▶ _Exercise prompt_
Copy out each line below exactly as it appears.

▶ _Information provided_
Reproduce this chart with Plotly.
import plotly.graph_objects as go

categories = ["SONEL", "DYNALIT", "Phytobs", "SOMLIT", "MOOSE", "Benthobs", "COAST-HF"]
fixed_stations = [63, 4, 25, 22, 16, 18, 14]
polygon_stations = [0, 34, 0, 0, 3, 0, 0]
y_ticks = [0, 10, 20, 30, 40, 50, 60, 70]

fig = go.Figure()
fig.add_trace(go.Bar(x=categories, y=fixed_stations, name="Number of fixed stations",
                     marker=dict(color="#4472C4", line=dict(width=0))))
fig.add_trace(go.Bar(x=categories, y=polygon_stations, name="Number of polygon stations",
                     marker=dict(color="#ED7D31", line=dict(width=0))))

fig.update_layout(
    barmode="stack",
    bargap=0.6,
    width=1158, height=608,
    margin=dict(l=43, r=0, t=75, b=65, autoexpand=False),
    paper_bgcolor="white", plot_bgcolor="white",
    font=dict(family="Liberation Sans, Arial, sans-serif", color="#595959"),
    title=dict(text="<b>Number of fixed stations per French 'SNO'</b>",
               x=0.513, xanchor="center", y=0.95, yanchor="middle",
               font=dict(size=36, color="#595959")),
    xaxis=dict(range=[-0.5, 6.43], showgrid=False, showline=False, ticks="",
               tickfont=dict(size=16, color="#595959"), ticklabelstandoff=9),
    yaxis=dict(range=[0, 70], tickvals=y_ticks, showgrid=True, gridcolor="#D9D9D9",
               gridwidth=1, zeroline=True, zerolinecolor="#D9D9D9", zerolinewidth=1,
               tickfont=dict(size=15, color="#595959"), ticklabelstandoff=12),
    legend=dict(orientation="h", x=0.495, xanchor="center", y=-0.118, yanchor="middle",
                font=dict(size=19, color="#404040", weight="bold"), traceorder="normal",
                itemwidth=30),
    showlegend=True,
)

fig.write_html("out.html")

▶ _Response to this exercise_
Reproduce this chart with Plotly.
import plotly.graph_objects as go

categories = ["SONEL", "DYNALIT", "Phytobs", "SOMLIT", "MOOSE", "Benthobs", "COAST-HF"]
fixed_stations = [63, 4, 25, 22, 16, 18, 14]
polygon_stations = [0, 34, 0, 0, 3, 0, 0]
y_ticks = [0, 10, 20, 30, 40, 50, 60, 70]

fig = go.Figure()
fig.add_trace(go.Bar(x=categories, y=fixed_stations, name="Number of fixed stations",
                     marker=dict(color="#4472C4", line=dict(width=0))))
fig.add_trace(go.Bar(x=categories, y=polygon_stations, name="Number of polygon stations",
                     marker=dict(color="#ED7D31", line=dict(width=0))))

fig.update_layout(
    barmode="stack",
    bargap=0.6,
    width=1158, height=608,
    margin=dict(l=43, r=0, t=75, b=65, autoexpand=False),
    paper_bgcolor="white", plot_bgcolor="white",
    font=dict(family="Liberation Sans, Arial, sans-serif", color="#595959"),
    title=dict(text="<b>Number of fixed stations per French 'SNO'</b>",
               x=0.513, xanchor="center", y=0.95, yanchor="middle",
               font=dict(size=36, color="#595959")),
    xaxis=dict(range=[-0.5, 6.43], showgrid=False, showline=False, ticks="",
               tickfont=dict(size=16, color="#595959"), ticklabelstandoff=9),
    yaxis=dict(range=[0, 70], tickvals=y_ticks, showgrid=True, gridcolor="#D9D9D9",
               gridwidth=1, zeroline=True, zerolinecolor="#D9D9D9", zerolinewidth=1,
               tickfont=dict(size=15, color="#595959"), ticklabelstandoff=12),
    legend=dict(orientation="h", x=0.495, xanchor="center", y=-0.118, yanchor="middle",
                font=dict(size=19, color="#404040", weight="bold"), traceorder="normal",
                itemwidth=30),
    showlegend=True,
)

fig.write_html("out.html")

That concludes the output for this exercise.